Saddest thing about this e-book drama is it's creating schism between authors and readers because of some misconceptions about how publishing works.
I think she's partially right, because most readers don't get how the publishing of a book works, they probably don't think about it. But the biggest complaint that I hear around me and on Internet is not about authors, it is about publishers. I have the impression that they are pictured as greedy companies that are always getting an unfairly big part of the cake, keeping all the reins while paying authors peanuts.
Regarding "the current e-book drama", I think readers don't really trust publishers. Regarding e-book pricing, they want from the publishers, at least, a trustworthy dynamic scheme as it is applied to paper books. If the publishers say "e-book prices will always be available at 70% of the p-book prices" then I'm sure most of the readers will be go home to their reading devices happily. However, they don't trust such a promise because currently one can pay $14.99 for an e-book from the same publisher that's selling the mass market paperback for $7.99. Now, this is upsetting!
So it's not so much authors that they are angry with, because readers know that their hands are tied. However, readers believe that authors are still closer to the publishers than themselves. For example, to protest the unavailability of an e-book, they can decide to give unfair 1-star reviews to a book, hoping that the author whose book's Amazon rating is harmed will be strong enough to change some things.

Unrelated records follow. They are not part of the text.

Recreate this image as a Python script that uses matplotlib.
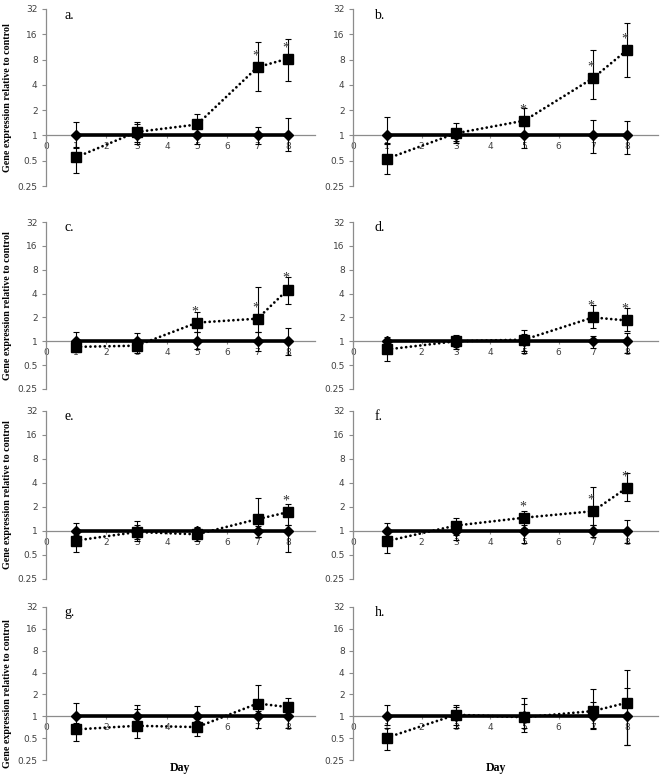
import matplotlib
matplotlib.use("Agg")
import matplotlib.pyplot as plt

panel_labels = ['a.', 'b.', 'c.', 'd.', 'e.', 'f.', 'g.', 'h.']
days = [1, 3, 5, 7, 8]
x_tick_labels = ['0', '1', '2', '3', '4', '5', '6', '7', '8']
y_ticks = [0.25, 0.5, 1, 2, 4, 8, 16, 32]
y_tick_labels = ['0.25', '0.5', '1', '2', '4', '8', '16', '32']

treat_mean = [
    [0.55, 1.10, 1.35, 6.5, 8.2],
    [0.53, 1.06, 1.50, 4.8, 10.4],
    [0.85, 0.88, 1.72, 1.93, 4.5],
    [0.79, 1.00, 1.05, 2.0, 1.83],
    [0.76, 0.97, 0.91, 1.41, 1.72],
    [0.75, 1.17, 1.47, 1.77, 3.5],
    [0.66, 0.74, 0.71, 1.50, 1.34],
    [0.51, 1.05, 0.97, 1.18, 1.54],
]
treat_low = [
    [0.36, 0.80, 0.95, 3.4, 4.45],
    [0.35, 0.82, 1.05, 2.75, 5.0],
    [0.75, 0.78, 1.31, 1.31, 2.93],
    [0.56, 0.80, 0.76, 1.45, 1.36],
    [0.54, 0.75, 0.75, 0.84, 1.20],
    [0.53, 0.90, 1.10, 1.18, 2.4],
    [0.46, 0.51, 0.53, 0.95, 1.00],
    [0.34, 0.77, 0.60, 0.66, 0.40],
]
treat_high = [
    [0.73, 1.45, 1.80, 13.0, 13.9],
    [0.82, 1.42, 2.10, 10.4, 21.6],
    [0.95, 1.00, 2.35, 4.9, 6.5],
    [0.90, 1.20, 1.40, 2.9, 2.6],
    [0.90, 1.34, 1.12, 2.6, 2.2],
    [0.95, 1.47, 1.79, 3.53, 5.3],
    [0.80, 1.25, 0.85, 2.7, 1.81],
    [0.70, 1.41, 1.80, 2.39, 4.35],
]
ctrl_mean = [
    [1, 1, 1, 1, 1],
    [1, 1, 1, 1, 1],
    [1, 1, 1, 1, 1],
    [1, 1, 1, 1, 1],
    [1, 1, 1, 1, 1],
    [1, 1, 1, 1, 1],
    [1, 1, 1, 1, 1],
    [1, 1, 1, 1, 1],
]
ctrl_low = [
    [0.70, 0.83, 0.80, 0.78, 0.65],
    [0.80, 0.85, 0.71, 0.62, 0.60],
    [0.73, 0.72, 0.80, 0.75, 0.67],
    [0.85, 0.85, 0.72, 0.83, 0.71],
    [0.80, 0.80, 0.85, 0.85, 0.55],
    [0.80, 0.78, 0.71, 0.85, 0.71],
    [0.75, 0.80, 0.80, 0.68, 0.68],
    [0.75, 0.70, 0.70, 0.70, 0.40],
]
ctrl_high = [
    [1.46, 1.35, 1.25, 1.27, 1.60],
    [1.67, 1.20, 1.30, 1.52, 1.47],
    [1.31, 1.27, 1.30, 1.30, 1.47],
    [1.14, 1.15, 1.25, 1.18, 1.26],
    [1.27, 1.20, 1.10, 1.15, 1.18],
    [1.27, 1.20, 1.20, 1.20, 1.36],
    [1.53, 1.45, 1.39, 1.20, 1.20],
    [1.43, 1.35, 1.49, 1.57, 2.47],
]
star_days = [[7, 8], [5, 7, 8], [5, 7, 8], [7, 8], [8], [5, 7, 8], [], []]

W, H = 661, 777
fig = plt.figure(figsize=(W / 100, H / 100), dpi=100)

col_x = [(46, 315), (353, 658)]
row_y = [(9, 186), (222, 389), (411, 579), (607, 760)]

serif = ['Liberation Serif', 'DejaVu Serif']
tick_color = '#404040'
spine_color = '#8c8c8c'

for i in range(8):
    r, c = divmod(i, 2)
    x0, x1 = col_x[c]
    t, b = row_y[r]
    ax = fig.add_axes([x0 / W, 1 - b / H, (x1 - x0) / W, (b - t) / H])
    ax.set_yscale('log', base=2)
    ax.set_ylim(0.25, 32)
    ax.set_xlim(0, 8.9)
    ax.set_yticks(y_ticks)
    ax.set_yticklabels(y_tick_labels)
    ax.minorticks_off()
    ax.set_xticks(range(len(x_tick_labels)))
    ax.set_xticklabels(x_tick_labels)
    for s in ['top', 'right']:
        ax.spines[s].set_visible(False)
    ax.spines['bottom'].set_position(('data', 1))
    for s in ['left', 'bottom']:
        ax.spines[s].set_color(spine_color)
        ax.spines[s].set_linewidth(0.9)
    ax.tick_params(axis='y', length=3, width=0.8, color=spine_color,
                   labelsize=6.5, labelcolor=tick_color, pad=3)
    ax.tick_params(axis='x', length=2, width=0.8, color=spine_color,
                   labelsize=6.5, labelcolor=tick_color, pad=3)
    for lab in ax.get_xticklabels() + ax.get_yticklabels():
        lab.set_zorder(1)

    cm = ctrl_mean[i]
    cerr = [[m - lo for m, lo in zip(cm, ctrl_low[i])],
            [hi - m for m, hi in zip(cm, ctrl_high[i])]]
    ax.errorbar(days, cm, yerr=cerr, fmt='-', color='black', lw=2.6,
                marker='D', ms=5, mfc='black', mec='black',
                ecolor='black', elinewidth=0.8, capsize=2.5, capthick=0.8,
                zorder=3)

    tm = treat_mean[i]
    terr = [[m - lo for m, lo in zip(tm, treat_low[i])],
            [hi - m for m, hi in zip(tm, treat_high[i])]]
    ax.errorbar(days, tm, yerr=terr, fmt='none',
                ecolor='black', elinewidth=0.8, capsize=2.5, capthick=0.8,
                zorder=4)
    ax.plot(days, tm, linestyle=(0, (0.01, 1.7)), dash_capstyle='round',
            color='black', lw=2.0, zorder=4)
    ax.plot(days, tm, linestyle='none', marker='s', ms=6.5,
            mfc='black', mec='black', zorder=5)

    for d in star_days[i]:
        k = days.index(d)
        ax.annotate('*', xy=(d, tm[k]), xytext=(-2, 11),
                    textcoords='offset pixels', ha='center', va='center',
                    fontsize=10, color='#303030', family=serif, zorder=6)

    ax.text(0.07, 0.965, panel_labels[i], transform=ax.transAxes,
            fontsize=10, family=serif, ha='left', va='center')

    if c == 0:
        yc = (t + b) / 2 if r < 3 else 694
        fig.text(8 / W, 1 - yc / H, 'Gene expression relative to control',
                 rotation=90, ha='center', va='center', fontsize=7.2,
                 fontweight='bold', family=serif)
    if r == 3:
        xc = 180 if c == 0 else 496
        fig.text(xc / W, 1 - 768 / H, 'Day', ha='center', va='center',
                 fontsize=8.5, fontweight='bold', family=serif)

fig.savefig('out.png', dpi=100)
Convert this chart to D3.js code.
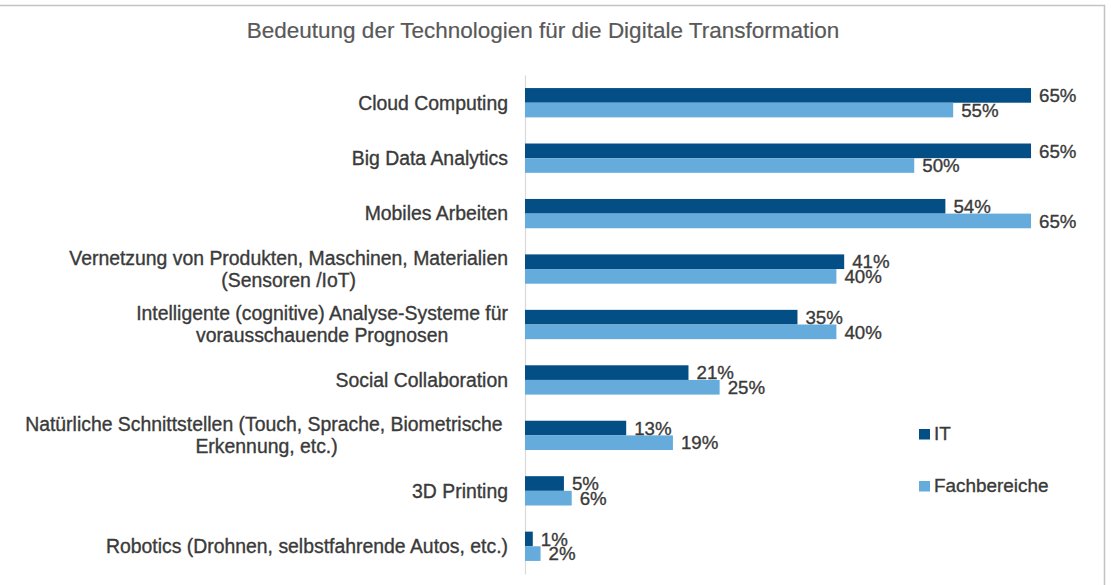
<!DOCTYPE html>
<html><head><meta charset="utf-8">
<script src="https://cdn.jsdelivr.net/npm/d3@7"></script>
<style>
html,body{margin:0;padding:0;background:#fff;}
svg{display:block;font-family:"Liberation Sans",Arial,sans-serif;}
</style></head>
<body>
<svg id="chart" width="1111" height="585"></svg>
<script>
const title = "Bedeutung der Technologien für die Digitale Transformation";
const categories = [
  ["Cloud Computing"],
  ["Big Data Analytics"],
  ["Mobiles Arbeiten"],
  ["Vernetzung von Produkten, Maschinen, Materialien", "(Sensoren /IoT)"],
  ["Intelligente (cognitive) Analyse-Systeme für", "vorausschauende Prognosen"],
  ["Social Collaboration"],
  ["Natürliche Schnittstellen (Touch, Sprache, Biometrische ", "Erkennung, etc.)"],
  ["3D Printing"],
  ["Robotics (Drohnen, selbstfahrende Autos, etc.)"]
];
const seriesNames = ["IT", "Fachbereiche"];
const itValues = [65, 65, 54, 41, 35, 21, 13, 5, 1];
const fachValues = [55, 50, 65, 40, 40, 25, 19, 6, 2];
const colors = ["#034e84", "#65abdc"];

const svg = d3.select("#chart");

// border
svg.append("rect").attr("x", -2).attr("y", 5.5).attr("width", 1106.5).attr("height", 600)
  .attr("fill", "none").attr("stroke", "#c3c3c3").attr("stroke-width", 1.5);

// title
svg.append("text").attr("x", 543).attr("y", 38).attr("text-anchor", "middle")
  .attr("font-size", 22.5).attr("fill", "#595959")
  .attr("stroke", "#595959").attr("stroke-width", 0.2).text(title);

const keys = categories.map((c, i) => "c" + i);
const x = d3.scaleLinear().domain([0, 70]).range([525, 525 + 70 * 7.785]);
const y = d3.scaleBand().domain(keys).range([75, 574]).paddingInner(0.4715).paddingOuter(0.2357);
const ys = d3.scaleBand().domain(seriesNames).range([0, y.bandwidth()]);

// axis line
svg.append("g").attr("transform", "translate(525,0)")
  .call(d3.axisLeft(y).tickSize(0).tickFormat(""))
  .call(g => g.select(".domain").attr("stroke", "#d9d9d9").attr("stroke-width", 1.2));

const data = [];
keys.forEach((k, i) => {
  data.push({k, s: seriesNames[0], v: itValues[i], c: colors[0]});
  data.push({k, s: seriesNames[1], v: fachValues[i], c: colors[1]});
});

svg.append("g").selectAll("rect").data(data).join("rect")
  .attr("x", x(0))
  .attr("y", d => y(d.k) + ys(d.s))
  .attr("width", d => x(d.v) - x(0))
  .attr("height", ys.bandwidth())
  .attr("fill", d => d.c);

svg.append("g").selectAll("text").data(data).join("text")
  .attr("x", d => x(d.v) + 8)
  .attr("y", d => y(d.k) + ys(d.s) + ys.bandwidth() / 2 + 6.7)
  .attr("font-size", 18.7).attr("fill", "#3a3a3a")
  .attr("stroke", "#3a3a3a").attr("stroke-width", 0.35)
  .text(d => d.v + "%");

// category labels
const labelRight = 508;
const lg = svg.append("g");
categories.forEach((lines, i) => {
  const cy = y(keys[i]) + y.bandwidth() / 2;
  const t = lg.append("text").attr("font-size", 19.4).attr("fill", "#3a3a3a")
    .attr("stroke", "#3a3a3a").attr("stroke-width", 0.35)
    .style("white-space", "pre");
  const n = lines.length;
  const spans = lines.map((ln, j) => t.append("tspan")
    .attr("y", cy + 6.8 + (j - (n - 1) / 2) * 22.3).text(ln));
  const widths = spans.map(s => s.node().getComputedTextLength());
  const maxW = d3.max(widths);
  spans.forEach(s => s.attr("x", labelRight - maxW / 2).attr("text-anchor", "middle"));
});

// legend
const leg = svg.append("g");
const legY = [429, 481];
seriesNames.forEach((s, i) => {
  leg.append("rect").attr("x", 919).attr("y", legY[i]).attr("width", 11).attr("height", 10.5)
    .attr("fill", colors[i]);
  leg.append("text").attr("x", 934).attr("y", legY[i] + 11.3)
    .attr("font-size", 18.9).attr("fill", "#3a3a3a")
    .attr("stroke", "#3a3a3a").attr("stroke-width", 0.35).text(s);
});
</script>
</body></html>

In this current e-book pricing struggle, I think one of the questions that a reader asks himself is "Why would an author, especially someone who is already published, not consider a royalty program such as Amazon's?" Amazon's new royalty program says:
This new program can thus enable authors and publishers to make more money on every sale. For example, on an $8.99 book an author would make $3.15 with the standard option, and $6.25 with the new 70 percent option.
It just looks like readers are eager but most authors and all publishers are afraid of the e-book phenomenon.